Molecular Rheology of Entangled Polymeric Fluids: New Discoveries and Remaining Challenges

Quantitative understanding of the influence of environmental variables on the dynamic evolution of microstructure in polymeric fluids plays a central role in soft matter physics as well as the processing of a wide variety of soft materials. Atomistic simulation via non-equilibrium molecular dynamics (NEMD) offer a viable alternative to experiment wherein the dynamics of individual macromolecules can be tracked independently, thus allowing for relevant calculations of their single-chain configurational properties as well as bulk-average properties, which in turn allows detailed examination of the fundamental tenants of reputation/ tube based theories for flow of entangled polymeric fluids.
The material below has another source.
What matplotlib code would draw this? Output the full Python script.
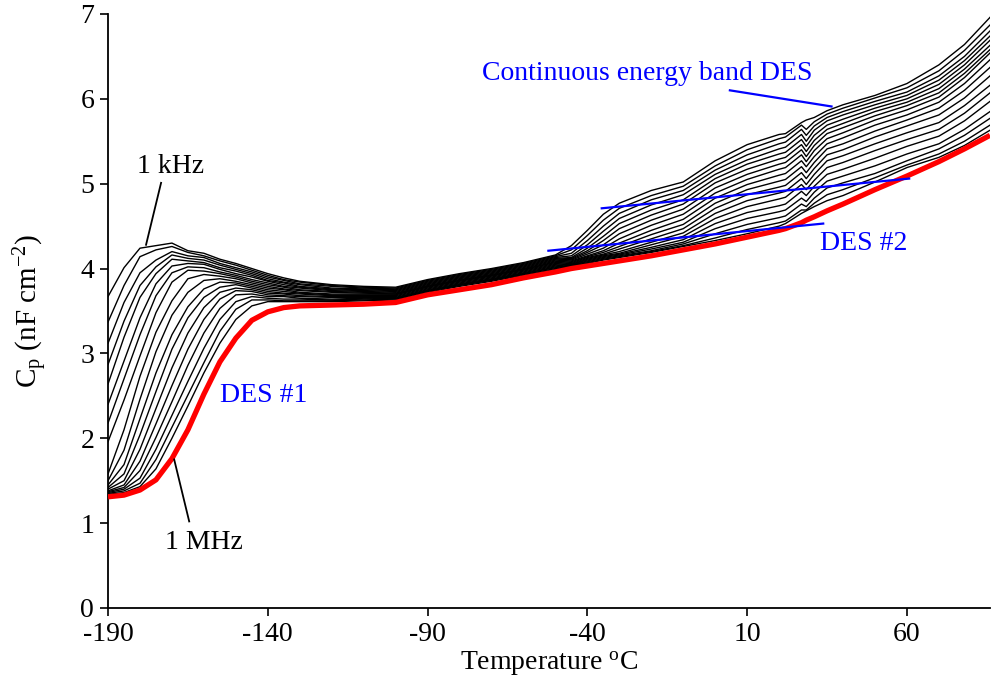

In this presentation, I will review the progress made in fundamental understanding of non-equilibrium dynamics of polymeric melts as well as the remaining challenges in development of a unified approach for predicting dynamics of this class of fluids in processing flows commonly used to produce structural and functional soft materials. Specifically, I will discuss: (1) Non-Equilibrium Molecular Dynamics Simulations (NEMD) results that depict existence of new phenomena that challenges the fundamental tenants of theories and models used to describe fast flow of entangled polymeric fluids, (2) the intricate connection between single chain dynamics and the macroscopic response of this class of fluids including the intriguing phenomena of shear banding and configurational microphase separation in elongational flow.